Job >> Return each line of the records holding the string "with".

Data to process >>
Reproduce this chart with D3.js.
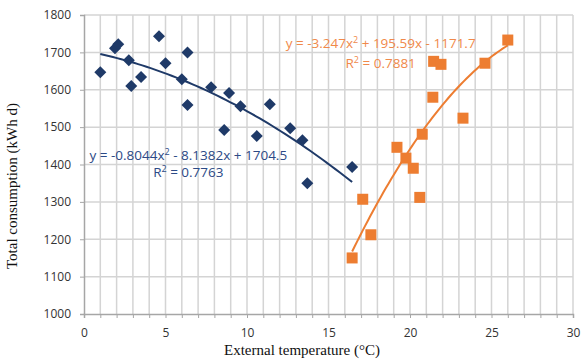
---
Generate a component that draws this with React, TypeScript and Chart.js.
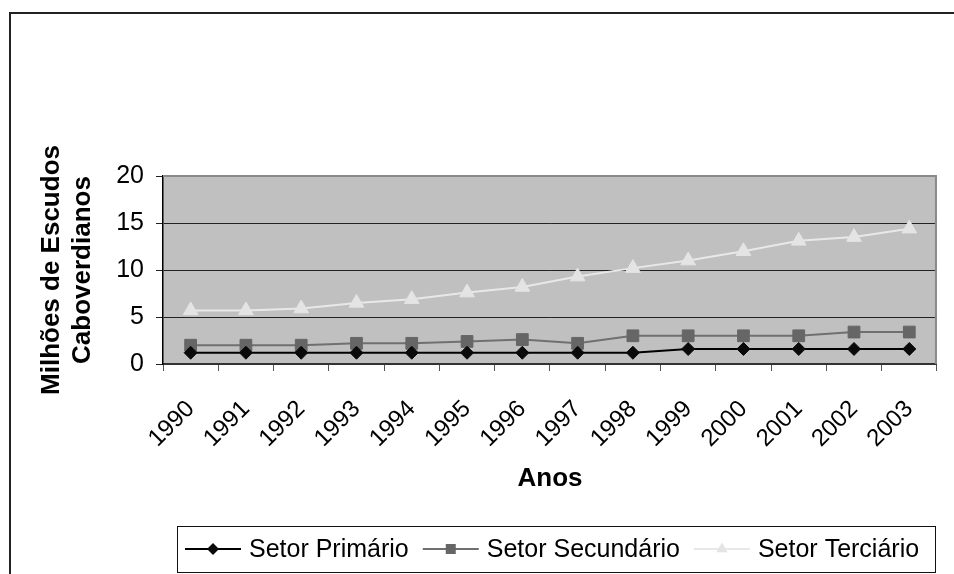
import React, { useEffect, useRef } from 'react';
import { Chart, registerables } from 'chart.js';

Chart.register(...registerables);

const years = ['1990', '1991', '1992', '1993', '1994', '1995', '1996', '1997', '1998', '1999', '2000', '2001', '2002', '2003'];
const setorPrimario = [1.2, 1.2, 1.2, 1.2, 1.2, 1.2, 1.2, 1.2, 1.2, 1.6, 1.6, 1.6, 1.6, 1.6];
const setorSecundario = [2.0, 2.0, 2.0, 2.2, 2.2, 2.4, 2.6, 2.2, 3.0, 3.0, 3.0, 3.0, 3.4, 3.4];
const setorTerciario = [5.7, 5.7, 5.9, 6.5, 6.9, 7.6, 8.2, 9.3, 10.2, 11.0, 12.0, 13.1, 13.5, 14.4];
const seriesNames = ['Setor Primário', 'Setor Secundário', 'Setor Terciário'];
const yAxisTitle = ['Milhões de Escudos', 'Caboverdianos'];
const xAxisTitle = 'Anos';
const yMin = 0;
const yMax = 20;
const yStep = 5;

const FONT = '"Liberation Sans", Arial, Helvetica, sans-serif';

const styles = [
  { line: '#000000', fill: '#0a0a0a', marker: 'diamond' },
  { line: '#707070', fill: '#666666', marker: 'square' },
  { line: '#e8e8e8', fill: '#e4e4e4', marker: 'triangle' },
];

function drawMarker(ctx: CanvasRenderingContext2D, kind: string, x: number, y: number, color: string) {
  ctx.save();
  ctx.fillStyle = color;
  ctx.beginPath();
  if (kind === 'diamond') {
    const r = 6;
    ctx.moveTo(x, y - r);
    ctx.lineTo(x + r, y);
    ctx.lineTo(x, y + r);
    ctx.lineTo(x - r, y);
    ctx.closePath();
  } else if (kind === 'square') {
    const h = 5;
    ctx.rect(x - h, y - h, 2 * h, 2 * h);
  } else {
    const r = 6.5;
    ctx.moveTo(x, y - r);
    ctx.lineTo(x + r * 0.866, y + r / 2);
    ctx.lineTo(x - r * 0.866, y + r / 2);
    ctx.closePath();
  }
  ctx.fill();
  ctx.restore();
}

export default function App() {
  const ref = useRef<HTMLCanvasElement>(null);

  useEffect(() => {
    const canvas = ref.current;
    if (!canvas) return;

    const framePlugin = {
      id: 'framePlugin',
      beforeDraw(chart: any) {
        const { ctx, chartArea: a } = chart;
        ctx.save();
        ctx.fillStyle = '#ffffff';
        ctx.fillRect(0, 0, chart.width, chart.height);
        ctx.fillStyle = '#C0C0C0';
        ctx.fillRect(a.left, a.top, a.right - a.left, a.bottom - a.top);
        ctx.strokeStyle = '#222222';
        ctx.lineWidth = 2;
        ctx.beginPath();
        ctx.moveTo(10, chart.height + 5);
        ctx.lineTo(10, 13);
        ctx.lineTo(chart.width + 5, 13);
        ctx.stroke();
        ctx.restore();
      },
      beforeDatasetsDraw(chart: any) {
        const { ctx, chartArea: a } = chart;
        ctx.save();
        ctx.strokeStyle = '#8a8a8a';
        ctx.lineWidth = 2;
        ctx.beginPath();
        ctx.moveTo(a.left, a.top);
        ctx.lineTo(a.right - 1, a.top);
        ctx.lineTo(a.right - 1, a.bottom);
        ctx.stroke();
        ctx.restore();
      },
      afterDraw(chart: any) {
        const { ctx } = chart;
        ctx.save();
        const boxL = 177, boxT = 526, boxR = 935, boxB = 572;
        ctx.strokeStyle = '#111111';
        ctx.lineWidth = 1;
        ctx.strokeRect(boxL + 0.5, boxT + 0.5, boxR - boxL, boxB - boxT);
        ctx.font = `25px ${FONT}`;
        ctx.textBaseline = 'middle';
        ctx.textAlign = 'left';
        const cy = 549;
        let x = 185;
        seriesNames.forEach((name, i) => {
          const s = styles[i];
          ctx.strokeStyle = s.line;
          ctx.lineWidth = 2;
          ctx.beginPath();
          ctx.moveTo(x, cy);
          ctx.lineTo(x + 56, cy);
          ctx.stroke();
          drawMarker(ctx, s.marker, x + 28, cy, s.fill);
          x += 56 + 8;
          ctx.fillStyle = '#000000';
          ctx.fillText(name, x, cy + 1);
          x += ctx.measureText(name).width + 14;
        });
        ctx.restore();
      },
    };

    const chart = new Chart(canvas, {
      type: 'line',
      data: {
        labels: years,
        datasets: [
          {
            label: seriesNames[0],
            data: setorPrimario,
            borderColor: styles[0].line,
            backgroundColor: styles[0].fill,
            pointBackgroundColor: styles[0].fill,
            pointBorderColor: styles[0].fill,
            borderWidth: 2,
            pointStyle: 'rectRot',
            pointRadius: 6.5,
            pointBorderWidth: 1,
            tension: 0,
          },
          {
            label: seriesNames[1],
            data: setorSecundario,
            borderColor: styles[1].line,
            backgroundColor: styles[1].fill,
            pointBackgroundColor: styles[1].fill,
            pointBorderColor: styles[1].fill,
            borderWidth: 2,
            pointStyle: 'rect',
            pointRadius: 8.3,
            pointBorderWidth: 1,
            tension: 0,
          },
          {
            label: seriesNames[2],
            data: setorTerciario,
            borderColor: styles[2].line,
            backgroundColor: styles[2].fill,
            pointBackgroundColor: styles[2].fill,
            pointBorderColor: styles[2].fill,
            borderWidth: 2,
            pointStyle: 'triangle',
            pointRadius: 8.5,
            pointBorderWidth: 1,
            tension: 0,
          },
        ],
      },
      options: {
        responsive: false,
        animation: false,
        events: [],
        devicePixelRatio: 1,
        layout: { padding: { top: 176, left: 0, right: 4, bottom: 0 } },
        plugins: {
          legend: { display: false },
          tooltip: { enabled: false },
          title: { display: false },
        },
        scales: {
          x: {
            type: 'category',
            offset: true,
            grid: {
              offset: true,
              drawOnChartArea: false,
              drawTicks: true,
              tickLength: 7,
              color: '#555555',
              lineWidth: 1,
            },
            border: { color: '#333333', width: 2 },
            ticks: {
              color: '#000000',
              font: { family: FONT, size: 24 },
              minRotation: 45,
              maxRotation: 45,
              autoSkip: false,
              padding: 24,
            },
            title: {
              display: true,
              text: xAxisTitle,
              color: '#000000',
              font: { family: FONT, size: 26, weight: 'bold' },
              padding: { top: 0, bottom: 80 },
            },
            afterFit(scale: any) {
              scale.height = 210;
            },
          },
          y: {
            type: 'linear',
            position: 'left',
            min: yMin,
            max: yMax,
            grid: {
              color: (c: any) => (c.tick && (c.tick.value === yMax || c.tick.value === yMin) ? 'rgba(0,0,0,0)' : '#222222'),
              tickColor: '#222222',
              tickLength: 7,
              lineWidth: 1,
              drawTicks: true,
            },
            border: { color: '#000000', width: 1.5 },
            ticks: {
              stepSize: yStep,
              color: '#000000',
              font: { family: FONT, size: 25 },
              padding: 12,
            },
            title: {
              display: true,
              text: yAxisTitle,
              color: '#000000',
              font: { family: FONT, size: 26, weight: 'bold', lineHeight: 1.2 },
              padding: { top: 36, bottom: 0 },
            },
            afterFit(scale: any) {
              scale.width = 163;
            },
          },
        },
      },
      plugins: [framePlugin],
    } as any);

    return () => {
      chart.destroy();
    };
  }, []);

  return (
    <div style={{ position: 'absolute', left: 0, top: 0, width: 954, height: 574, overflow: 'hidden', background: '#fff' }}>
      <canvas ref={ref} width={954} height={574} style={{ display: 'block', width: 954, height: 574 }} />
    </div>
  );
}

Response below >>
Reproduce this chart with D3.js.
Generate a component that draws this with React, TypeScript and Chart.js.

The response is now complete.